WORK REQUIRED:
Starting at the top of the listing, extract every line up to and including the one with "import matplotlib.pyplot as plt". Pictures stay out of the copy.
----------
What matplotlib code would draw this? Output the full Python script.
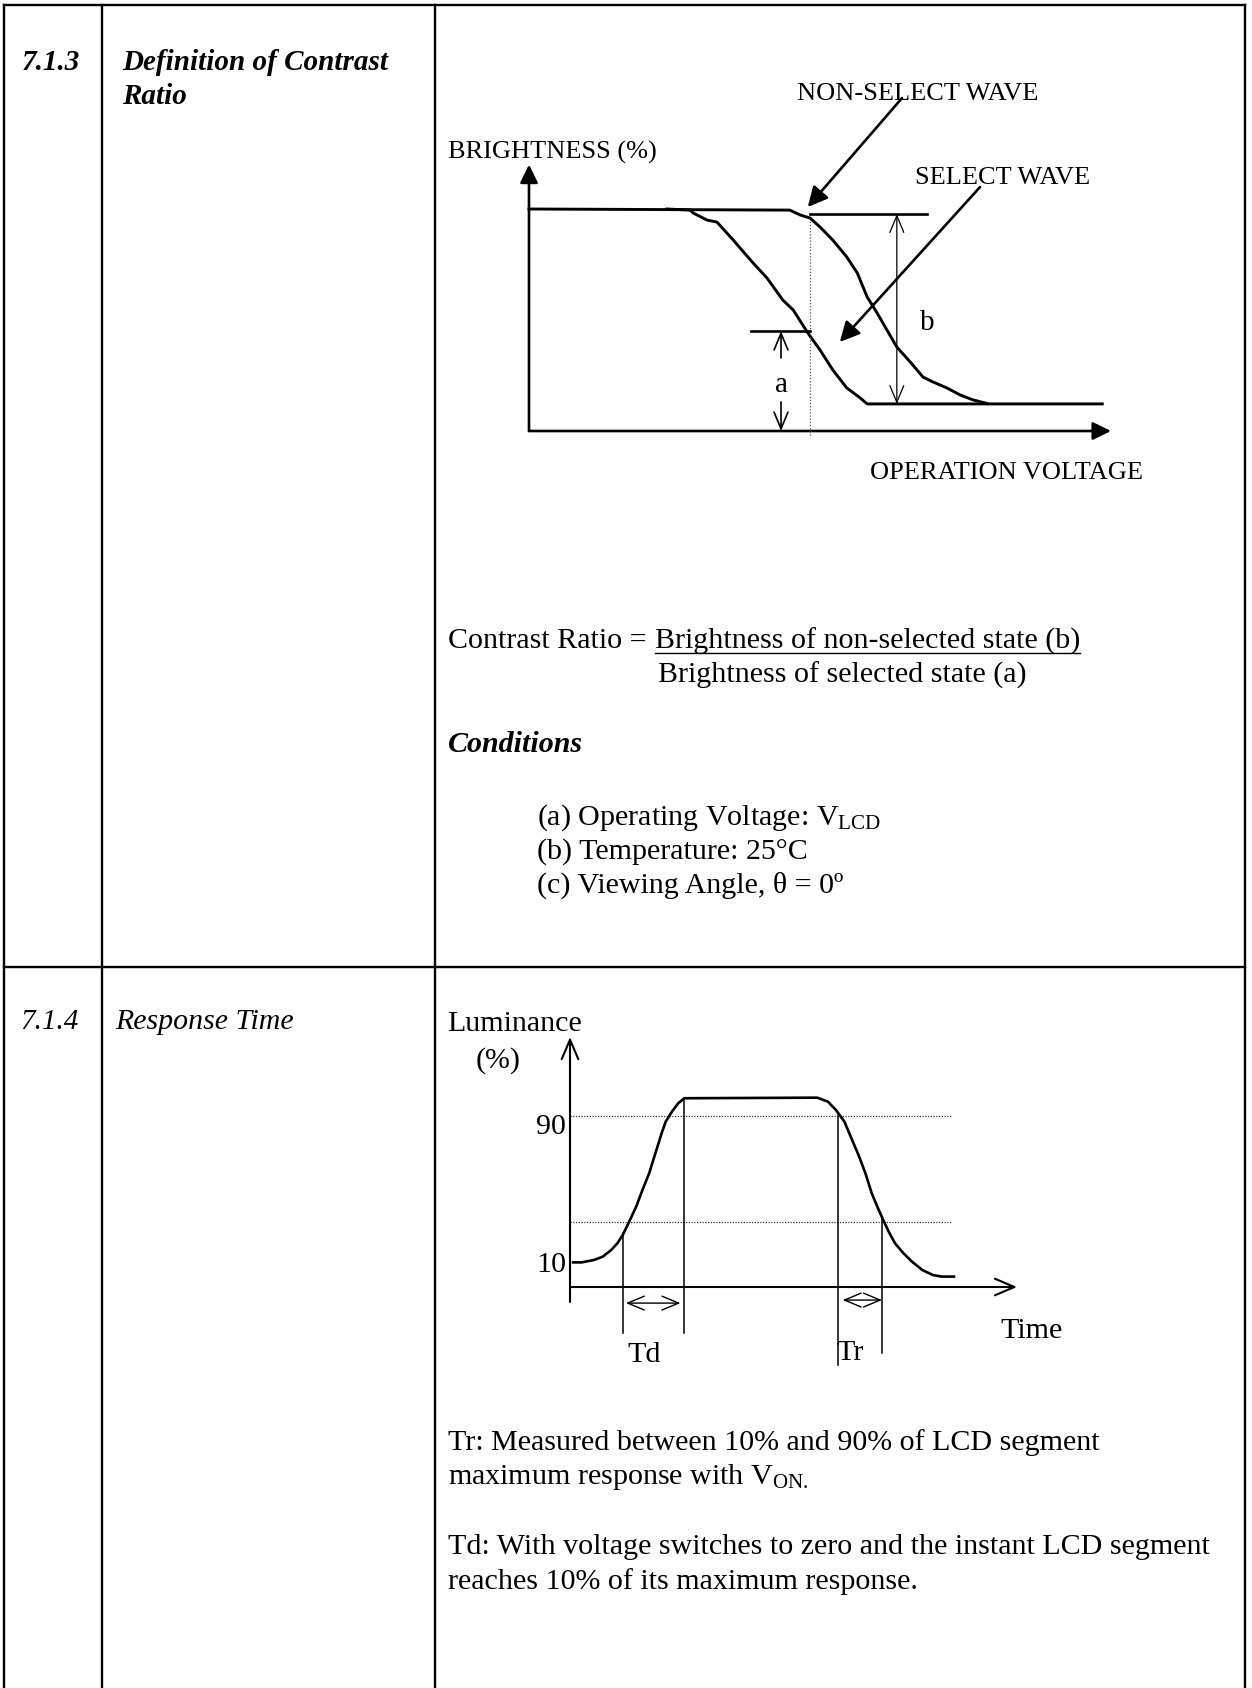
"""Recreate the LCD contrast-ratio / response-time spec sheet page."""

import matplotlib

matplotlib.use("Agg")
import matplotlib.pyplot as plt

plt.rcParams["font.family"] = ["Liberation Serif", "DejaVu Serif"]
plt.rcParams["mathtext.fontset"] = "custom"
plt.rcParams["mathtext.rm"] = "Liberation Serif"
plt.rcParams["mathtext.it"] = "Liberation Serif:italic"

W, H = 1252, 1688
INK = "#000000"
BODY = 21.6

# 7.1.3 chart: operation voltage (% of span) vs brightness (%)
select_v = [23.7, 27.7, 28.2, 30.6, 32.3, 35.1, 37.6, 38.5, 40.9, 43.6, 45.4,
            47.8, 50.0, 52.2, 54.6, 56.9, 58.1, 98.5]
select_b = [100, 99.5, 98.2, 95.0, 94.1, 86.0, 78.4, 75.7, 68.9, 59.0, 54.5,
            44.6, 36.5, 27.5, 19.4, 14.9, 12.2, 12.2]
nonsel_v = [0, 44.8, 46.6, 48.3, 50.0, 52.2, 54.6, 56.4, 58.1, 59.8, 61.5,
            63.2, 65.5, 67.7, 69.4, 71.8, 74.1, 76.3, 78.7]
nonsel_b = [100, 99.5, 97.3, 95.9, 91.9, 86.0, 78.4, 71.2, 60.4, 53.2, 45.5,
            37.8, 31.1, 24.3, 22.1, 19.4, 16.2, 14.0, 12.4]
level_b = 97.7      # non-selected brightness marker
level_a = 45.0      # selected brightness marker
probe_v = 48.3      # operating voltage (dotted line)

# 7.1.4 chart: time (% of span) vs luminance (%)
resp_t = [0.7, 2.6, 5.4, 7.3, 9.2, 10.6, 11.8, 12.9, 14.8, 16.2, 17.7, 19.1,
          20.5, 21.4, 22.8, 24.2, 25.6,
          55.3, 57.7, 59.5, 61.4, 62.8, 64.7, 66.1, 67.5, 68.9, 69.9, 71.3,
          72.7, 74.6, 76.5, 78.8, 81.2, 83.1, 85.9]
resp_l = [13.0, 13.0, 14.3, 16.0, 19.5, 23.1, 27.5, 32.8, 42.4, 51.2, 60.0, 70.6,
          81.2, 87.3, 92.6, 97.0, 99.7,
          100, 97.9, 93.5, 87.3, 79.4, 68.8, 60.0, 49.5, 41.6, 36.3, 29.2,
          23.1, 17.8, 13.4, 9.0, 6.3, 5.5, 5.5]
lum_levels = [90.3, 34.3]
td_marks = [11.8, 25.6]
tr_marks = [60.0, 69.9]

TR_TEXT = [
    "Tr: Measured between 10% and 90% of LCD segment",
    r"maximum response with V$_{\mathrm{ON.}}$",
]
TD_TEXT = [
    "Td: With voltage switches to zero and the instant LCD segment",
    "reaches 10% of its maximum response.",
]
CONDITIONS = [
    r"(a) Operating Voltage: V$_{\mathrm{LCD}}$",
    "(b) Temperature: 25°C",
    "(c) Viewing Angle, θ = 0º",
]


def chart_axes(fig, left, right, top, bottom, xlim, ylim):
    ax = fig.add_axes([left / W, 1 - bottom / H, (right - left) / W, (bottom - top) / H])
    ax.set_xlim(*xlim)
    ax.set_ylim(*ylim)
    ax.axis("off")
    return ax


def arrow(ax, start, end, style, lw, scale=20):
    ax.annotate("", xy=end, xytext=start, annotation_clip=False,
                arrowprops=dict(arrowstyle=style, lw=lw, color=INK,
                                shrinkA=0, shrinkB=0, mutation_scale=scale))


def main():
    fig = plt.figure(figsize=(W / 100, H / 100), dpi=100)
    page = fig.add_axes([0, 0, 1, 1])
    page.set_xlim(0, W)
    page.set_ylim(H, 0)
    page.axis("off")

    # table grid
    for x in (3.5, 101.7, 435, 1245):
        page.plot([x, x], [5, H], color=INK, lw=1.7, solid_capstyle="projecting")
    for y in (5, 966.7):
        page.plot([3.5, 1245], [y, y], color=INK, lw=1.7, solid_capstyle="projecting")

    # left columns
    bi = dict(fontsize=21, weight="bold", style="italic", va="center")
    page.text(22, 63, "7.1.3", **bi)
    page.text(122, 63, "Definition of Contrast", **bi)
    page.text(122, 96, "Ratio", **bi)
    page.text(20, 1022, "7.1.4", fontsize=21, style="italic", va="center")
    page.text(115, 1022, "Response Time", fontsize=21.5, style="italic", va="center")

    # ---- chart 1 ----
    ax1 = chart_axes(fig, 529, 1111, 164.6, 442.1, (0, 100), (-5, 120))
    arrow(ax1, (0, 0), (0, 120), "-|>,head_length=0.55,head_width=0.27", 1.9)
    arrow(ax1, (0, 0), (100, 0), "-|>,head_length=0.55,head_width=0.27", 1.9)
    ax1.plot(nonsel_v, nonsel_b, color=INK, lw=2.1, clip_on=False, solid_joinstyle="round")
    ax1.plot(select_v, select_b, color=INK, lw=2.1, clip_on=False, solid_joinstyle="round")
    ax1.plot([probe_v, probe_v], [-1.8, 95], color="#555555", lw=0.9, ls=(0, (1, 1.5)))
    ax1.plot([probe_v, 68.4], [level_b, level_b], color=INK, lw=1.9)
    ax1.plot([38.1, probe_v], [level_a, level_a], color=INK, lw=1.9)
    arrow(ax1, (63.2, 12.2), (63.2, level_b), "<->,head_length=0.6,head_width=0.25", 0.9)
    arrow(ax1, (43.3, 32.9), (43.3, level_a), "->,head_length=0.6,head_width=0.25", 1.2)
    arrow(ax1, (43.3, 13.1), (43.3, 0), "->,head_length=0.6,head_width=0.25", 1.2)
    ax1.text(68.4, 48.5, "b", fontsize=21, ha="center", va="center")
    ax1.text(43.3, 20.5, "a", fontsize=21, ha="center", va="center")
    arrow(ax1, (64.1, 150), (47.9, 100.9), "-|>,head_length=0.6,head_width=0.3", 1.9)
    arrow(ax1, (77.5, 109.9), (53.4, 40.1), "-|>,head_length=0.6,head_width=0.3", 1.9)
    page.text(448, 152, "BRIGHTNESS (%)", fontsize=19, va="center")
    page.text(797, 94, "NON-SELECT WAVE", fontsize=19, va="center")
    page.text(915, 178, "SELECT WAVE", fontsize=19, va="center")
    page.text(870, 473, "OPERATION VOLTAGE", fontsize=19, va="center")

    # ---- contrast ratio text ----
    page.text(448, 641, "Contrast Ratio = ", fontsize=BODY, va="center")
    num = page.text(655, 641, "Brightness of non-selected state (b)", fontsize=BODY, va="center")
    page.text(658, 675, "Brightness of selected state (a)", fontsize=BODY, va="center")
    fig.canvas.draw()
    bb = num.get_window_extent().transformed(page.transData.inverted())
    page.plot([bb.x0, bb.x1], [653, 653], color=INK, lw=1.0)
    page.text(448, 745, "Conditions", fontsize=BODY, weight="bold", style="italic", va="center")
    for y, line in zip((818, 852, 885), CONDITIONS):
        page.text(537, y, line, fontsize=BODY, va="center")

    # ---- chart 2 ----
    ax2 = chart_axes(fig, 570, 1017, 1031.4, 1372.2, (0, 100), (-45, 135))
    arrow(ax2, (0, -7.9), (0, 132), "->,head_length=0.7,head_width=0.3", 1.5)
    arrow(ax2, (0, 0), (100, 0), "->,head_length=0.7,head_width=0.3", 1.5)
    for lv in lum_levels:
        ax2.plot([0, 85.5], [lv, lv], color="#333333", lw=0.9, ls=(0, (1, 1.2)))
    ax2.plot(resp_t, resp_l, color=INK, lw=1.9, clip_on=False, solid_joinstyle="round")
    ax2.plot([td_marks[0]] * 2, [28.5, -24.3], color=INK, lw=1.1)
    ax2.plot([td_marks[1]] * 2, [100, -24.3], color=INK, lw=1.1)
    ax2.plot([tr_marks[0]] * 2, [90.9, -41.2], color=INK, lw=1.1)
    ax2.plot([tr_marks[1]] * 2, [36.3, -34.9], color=INK, lw=1.1)
    arrow(ax2, (12.5, -8.5), (24.7, -8.5), "<->,head_length=0.6,head_width=0.25", 1.0)
    arrow(ax2, (61.0, -6.9), (69.8, -6.9), "<->,head_length=0.6,head_width=0.25", 1.0)
    ax2.text(16.7, -36.0, "Td", fontsize=BODY, ha="center", va="center")
    ax2.text(62.6, -35.0, "Tr", fontsize=BODY, ha="center", va="center")
    page.text(447, 1024, "Luminance", fontsize=BODY, va="center")
    page.text(498, 1061, "(%)", fontsize=BODY, ha="center", va="center")
    page.text(566, 1127, "90", fontsize=BODY, ha="right", va="center")
    page.text(566, 1265, "10", fontsize=BODY, ha="right", va="center")
    page.text(1032, 1331, "Time", fontsize=BODY, ha="center", va="center")

    for y, line in zip((1443, 1477), TR_TEXT):
        page.text(448, y, line, fontsize=BODY, va="center")
    for y, line in zip((1547, 1582), TD_TEXT):
        page.text(448, y, line, fontsize=BODY, va="center")

    fig.savefig("out.png", dpi=100, facecolor="white")
    plt.close(fig)


if __name__ == "__main__":
    main()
----------
REPLY:
What matplotlib code would draw this? Output the full Python script.
"""Recreate the LCD contrast-ratio / response-time spec sheet page."""

import matplotlib

matplotlib.use("Agg")
import matplotlib.pyplot as plt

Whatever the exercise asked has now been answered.